== WHAT IS NEEDED ==
Extract, in full, the lines below, beginning at the first and ending with the line that contains "Phase Plant Species". Pictures do not belong in the copy.
— BEGIN DATASET EXCERPT —
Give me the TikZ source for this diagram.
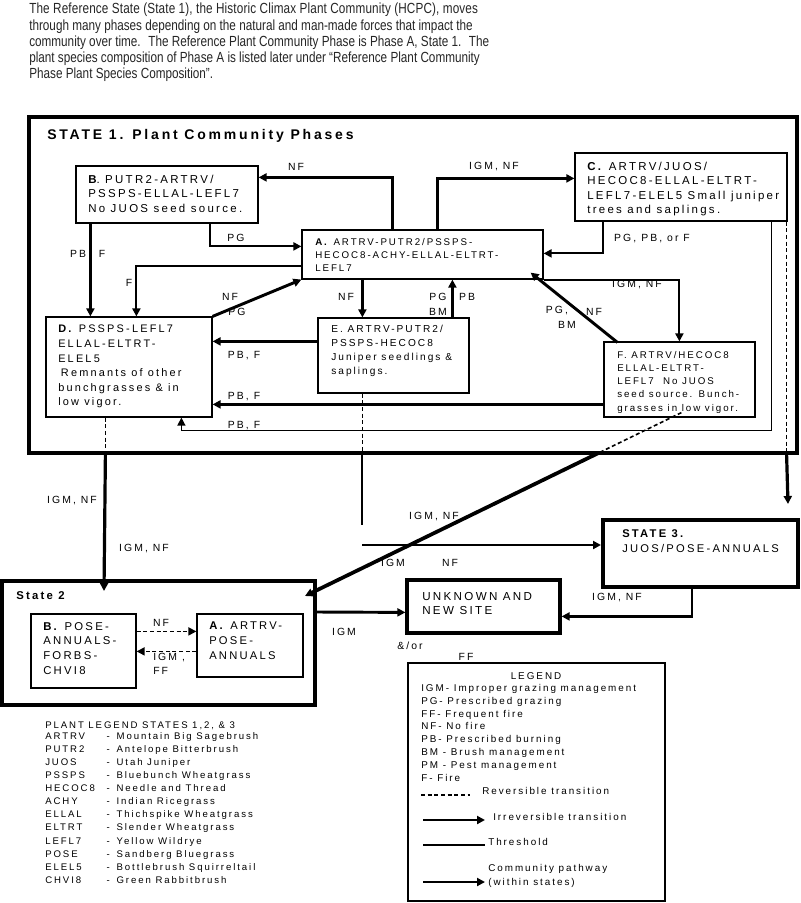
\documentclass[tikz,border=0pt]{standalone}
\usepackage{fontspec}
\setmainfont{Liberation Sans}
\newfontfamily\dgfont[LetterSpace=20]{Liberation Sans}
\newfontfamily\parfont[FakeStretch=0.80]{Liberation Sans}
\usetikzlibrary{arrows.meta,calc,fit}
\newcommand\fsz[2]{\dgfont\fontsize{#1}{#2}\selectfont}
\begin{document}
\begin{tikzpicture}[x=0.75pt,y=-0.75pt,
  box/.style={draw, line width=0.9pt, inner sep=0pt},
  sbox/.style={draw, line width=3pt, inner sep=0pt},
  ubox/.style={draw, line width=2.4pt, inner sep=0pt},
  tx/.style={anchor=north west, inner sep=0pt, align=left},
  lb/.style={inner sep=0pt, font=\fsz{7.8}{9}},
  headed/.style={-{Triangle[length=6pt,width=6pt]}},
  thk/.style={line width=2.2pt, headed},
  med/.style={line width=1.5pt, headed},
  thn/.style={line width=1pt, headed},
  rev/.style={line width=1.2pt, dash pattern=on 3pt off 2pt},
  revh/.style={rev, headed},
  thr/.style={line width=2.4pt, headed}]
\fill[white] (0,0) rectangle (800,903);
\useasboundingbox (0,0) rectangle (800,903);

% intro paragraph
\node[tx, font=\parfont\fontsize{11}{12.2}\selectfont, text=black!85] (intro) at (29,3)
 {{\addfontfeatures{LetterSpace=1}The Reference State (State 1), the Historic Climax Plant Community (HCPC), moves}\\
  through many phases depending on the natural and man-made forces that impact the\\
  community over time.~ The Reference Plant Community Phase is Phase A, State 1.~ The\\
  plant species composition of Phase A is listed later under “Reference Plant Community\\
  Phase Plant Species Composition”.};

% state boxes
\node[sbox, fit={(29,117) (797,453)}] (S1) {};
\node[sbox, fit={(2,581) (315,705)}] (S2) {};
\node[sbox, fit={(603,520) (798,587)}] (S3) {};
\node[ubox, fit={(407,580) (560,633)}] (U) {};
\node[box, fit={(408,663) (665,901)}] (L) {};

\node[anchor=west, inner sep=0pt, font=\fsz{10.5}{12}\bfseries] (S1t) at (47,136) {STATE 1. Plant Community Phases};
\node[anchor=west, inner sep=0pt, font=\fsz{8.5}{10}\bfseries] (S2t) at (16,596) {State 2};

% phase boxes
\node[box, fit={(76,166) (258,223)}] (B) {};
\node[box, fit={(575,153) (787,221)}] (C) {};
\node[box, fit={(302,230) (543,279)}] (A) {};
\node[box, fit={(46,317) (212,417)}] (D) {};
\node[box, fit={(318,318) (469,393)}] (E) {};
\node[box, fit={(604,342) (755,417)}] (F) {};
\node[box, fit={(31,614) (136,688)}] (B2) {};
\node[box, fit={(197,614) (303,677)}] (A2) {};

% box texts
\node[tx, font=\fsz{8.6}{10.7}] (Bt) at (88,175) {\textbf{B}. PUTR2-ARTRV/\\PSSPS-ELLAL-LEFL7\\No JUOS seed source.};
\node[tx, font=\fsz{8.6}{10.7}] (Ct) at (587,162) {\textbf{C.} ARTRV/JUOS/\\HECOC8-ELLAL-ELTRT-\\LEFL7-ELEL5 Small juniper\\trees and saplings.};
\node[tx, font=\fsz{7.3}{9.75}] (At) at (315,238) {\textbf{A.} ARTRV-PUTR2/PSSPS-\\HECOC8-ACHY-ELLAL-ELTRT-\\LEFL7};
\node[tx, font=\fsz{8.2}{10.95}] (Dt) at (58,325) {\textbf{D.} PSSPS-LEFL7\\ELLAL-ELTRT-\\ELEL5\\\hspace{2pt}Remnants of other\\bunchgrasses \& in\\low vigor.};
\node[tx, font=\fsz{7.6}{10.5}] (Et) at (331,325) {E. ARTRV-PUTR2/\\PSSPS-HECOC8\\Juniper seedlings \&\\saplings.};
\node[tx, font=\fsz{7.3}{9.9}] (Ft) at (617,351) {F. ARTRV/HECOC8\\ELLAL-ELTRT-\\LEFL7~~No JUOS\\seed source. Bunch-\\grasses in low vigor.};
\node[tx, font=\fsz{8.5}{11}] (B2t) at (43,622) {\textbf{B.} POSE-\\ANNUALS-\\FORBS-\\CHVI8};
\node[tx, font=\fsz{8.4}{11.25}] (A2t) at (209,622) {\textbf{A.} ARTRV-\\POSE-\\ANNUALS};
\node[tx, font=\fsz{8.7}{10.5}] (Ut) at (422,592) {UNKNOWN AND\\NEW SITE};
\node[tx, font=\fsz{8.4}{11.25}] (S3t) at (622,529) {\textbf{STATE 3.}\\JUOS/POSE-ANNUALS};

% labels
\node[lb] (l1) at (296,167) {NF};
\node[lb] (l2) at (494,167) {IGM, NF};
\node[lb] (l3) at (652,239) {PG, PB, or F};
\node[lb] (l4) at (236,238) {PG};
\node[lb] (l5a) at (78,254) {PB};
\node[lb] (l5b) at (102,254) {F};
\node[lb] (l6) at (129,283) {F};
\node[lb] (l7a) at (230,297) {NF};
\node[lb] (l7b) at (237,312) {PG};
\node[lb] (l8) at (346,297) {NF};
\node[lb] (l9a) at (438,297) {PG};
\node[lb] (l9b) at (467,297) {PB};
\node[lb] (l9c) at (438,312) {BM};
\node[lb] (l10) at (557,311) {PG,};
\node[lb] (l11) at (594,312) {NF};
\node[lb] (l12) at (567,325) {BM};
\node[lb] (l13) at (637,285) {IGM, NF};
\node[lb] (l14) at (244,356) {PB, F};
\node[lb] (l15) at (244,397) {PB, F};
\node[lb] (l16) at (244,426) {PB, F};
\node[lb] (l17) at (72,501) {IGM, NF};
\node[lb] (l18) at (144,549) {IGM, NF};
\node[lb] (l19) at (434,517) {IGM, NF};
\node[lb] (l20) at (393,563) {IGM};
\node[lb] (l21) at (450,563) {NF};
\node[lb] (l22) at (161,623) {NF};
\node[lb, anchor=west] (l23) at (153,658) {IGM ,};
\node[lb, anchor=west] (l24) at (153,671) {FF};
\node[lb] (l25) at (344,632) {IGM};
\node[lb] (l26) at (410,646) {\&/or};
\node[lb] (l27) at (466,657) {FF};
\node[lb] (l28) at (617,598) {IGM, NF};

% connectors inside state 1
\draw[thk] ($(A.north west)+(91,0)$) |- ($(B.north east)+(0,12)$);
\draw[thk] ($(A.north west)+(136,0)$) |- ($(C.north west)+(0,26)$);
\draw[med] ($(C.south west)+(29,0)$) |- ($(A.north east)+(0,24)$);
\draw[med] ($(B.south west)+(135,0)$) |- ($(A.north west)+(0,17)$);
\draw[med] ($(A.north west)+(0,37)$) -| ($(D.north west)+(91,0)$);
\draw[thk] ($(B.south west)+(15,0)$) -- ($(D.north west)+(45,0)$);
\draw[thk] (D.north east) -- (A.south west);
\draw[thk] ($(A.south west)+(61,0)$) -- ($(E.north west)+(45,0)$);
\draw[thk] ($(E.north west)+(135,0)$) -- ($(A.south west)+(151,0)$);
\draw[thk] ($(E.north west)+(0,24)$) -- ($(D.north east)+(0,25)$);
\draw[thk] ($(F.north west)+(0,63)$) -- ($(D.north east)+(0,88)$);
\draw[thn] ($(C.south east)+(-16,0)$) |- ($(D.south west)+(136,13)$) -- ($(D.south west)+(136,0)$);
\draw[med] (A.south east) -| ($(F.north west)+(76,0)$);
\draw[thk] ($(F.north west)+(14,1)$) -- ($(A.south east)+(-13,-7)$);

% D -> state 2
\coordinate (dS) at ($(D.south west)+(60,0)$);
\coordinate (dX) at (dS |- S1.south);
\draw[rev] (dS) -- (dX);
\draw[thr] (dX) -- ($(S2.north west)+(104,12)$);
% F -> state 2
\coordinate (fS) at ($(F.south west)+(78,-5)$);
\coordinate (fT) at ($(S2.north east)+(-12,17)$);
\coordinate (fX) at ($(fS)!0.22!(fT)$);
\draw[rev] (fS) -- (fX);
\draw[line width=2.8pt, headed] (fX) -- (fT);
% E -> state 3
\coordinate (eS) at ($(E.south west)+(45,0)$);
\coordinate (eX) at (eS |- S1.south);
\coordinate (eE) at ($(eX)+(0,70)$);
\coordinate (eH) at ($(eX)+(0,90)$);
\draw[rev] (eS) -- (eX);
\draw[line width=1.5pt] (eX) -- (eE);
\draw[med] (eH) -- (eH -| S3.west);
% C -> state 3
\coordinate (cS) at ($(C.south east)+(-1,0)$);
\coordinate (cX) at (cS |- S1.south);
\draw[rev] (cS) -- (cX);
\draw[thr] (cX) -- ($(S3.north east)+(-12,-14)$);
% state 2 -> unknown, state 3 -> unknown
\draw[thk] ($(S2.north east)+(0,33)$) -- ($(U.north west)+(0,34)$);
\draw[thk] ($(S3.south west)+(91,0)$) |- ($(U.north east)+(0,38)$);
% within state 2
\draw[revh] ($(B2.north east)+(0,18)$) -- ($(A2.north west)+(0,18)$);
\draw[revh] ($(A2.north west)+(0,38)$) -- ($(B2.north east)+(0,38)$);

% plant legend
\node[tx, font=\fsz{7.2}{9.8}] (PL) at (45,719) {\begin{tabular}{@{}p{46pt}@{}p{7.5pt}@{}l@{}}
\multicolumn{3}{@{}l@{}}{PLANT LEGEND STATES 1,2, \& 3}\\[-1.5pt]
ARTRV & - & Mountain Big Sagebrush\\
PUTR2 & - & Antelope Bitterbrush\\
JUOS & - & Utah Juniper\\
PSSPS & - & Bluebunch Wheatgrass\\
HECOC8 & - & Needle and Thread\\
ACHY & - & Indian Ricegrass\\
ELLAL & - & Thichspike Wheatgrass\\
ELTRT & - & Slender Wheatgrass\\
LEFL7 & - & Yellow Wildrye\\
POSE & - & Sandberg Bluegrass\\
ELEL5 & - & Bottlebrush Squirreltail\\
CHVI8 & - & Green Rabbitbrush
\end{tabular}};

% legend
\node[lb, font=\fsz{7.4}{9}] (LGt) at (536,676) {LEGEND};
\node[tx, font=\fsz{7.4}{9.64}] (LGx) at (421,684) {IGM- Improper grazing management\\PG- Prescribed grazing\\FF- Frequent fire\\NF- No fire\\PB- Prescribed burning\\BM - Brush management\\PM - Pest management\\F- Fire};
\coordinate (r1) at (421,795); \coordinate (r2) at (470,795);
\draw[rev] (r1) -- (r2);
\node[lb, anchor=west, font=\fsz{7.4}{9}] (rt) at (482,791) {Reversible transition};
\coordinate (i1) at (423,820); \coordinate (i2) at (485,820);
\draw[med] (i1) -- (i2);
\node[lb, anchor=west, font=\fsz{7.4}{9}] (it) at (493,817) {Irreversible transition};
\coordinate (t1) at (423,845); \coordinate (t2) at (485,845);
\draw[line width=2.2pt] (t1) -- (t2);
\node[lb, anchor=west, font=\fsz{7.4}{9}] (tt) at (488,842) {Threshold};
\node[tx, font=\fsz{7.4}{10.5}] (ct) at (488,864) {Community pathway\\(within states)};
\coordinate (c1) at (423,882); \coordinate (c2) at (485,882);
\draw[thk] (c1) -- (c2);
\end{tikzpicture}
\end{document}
— END DATASET EXCERPT —
== COMPLETED TASK ==
Give me the TikZ source for this diagram.
\documentclass[tikz,border=0pt]{standalone}
\usepackage{fontspec}
\setmainfont{Liberation Sans}
\newfontfamily\dgfont[LetterSpace=20]{Liberation Sans}
\newfontfamily\parfont[FakeStretch=0.80]{Liberation Sans}
\usetikzlibrary{arrows.meta,calc,fit}
\newcommand\fsz[2]{\dgfont\fontsize{#1}{#2}\selectfont}
\begin{document}
\begin{tikzpicture}[x=0.75pt,y=-0.75pt,
  box/.style={draw, line width=0.9pt, inner sep=0pt},
  sbox/.style={draw, line width=3pt, inner sep=0pt},
  ubox/.style={draw, line width=2.4pt, inner sep=0pt},
  tx/.style={anchor=north west, inner sep=0pt, align=left},
  lb/.style={inner sep=0pt, font=\fsz{7.8}{9}},
  headed/.style={-{Triangle[length=6pt,width=6pt]}},
  thk/.style={line width=2.2pt, headed},
  med/.style={line width=1.5pt, headed},
  thn/.style={line width=1pt, headed},
  rev/.style={line width=1.2pt, dash pattern=on 3pt off 2pt},
  revh/.style={rev, headed},
  thr/.style={line width=2.4pt, headed}]
\fill[white] (0,0) rectangle (800,903);
\useasboundingbox (0,0) rectangle (800,903);

% intro paragraph
\node[tx, font=\parfont\fontsize{11}{12.2}\selectfont, text=black!85] (intro) at (29,3)
 {{\addfontfeatures{LetterSpace=1}The Reference State (State 1), the Historic Climax Plant Community (HCPC), moves}\\
  through many phases depending on the natural and man-made forces that impact the\\
  community over time.~ The Reference Plant Community Phase is Phase A, State 1.~ The\\
  plant species composition of Phase A is listed later under “Reference Plant Community\\
  Phase Plant Species Composition”.};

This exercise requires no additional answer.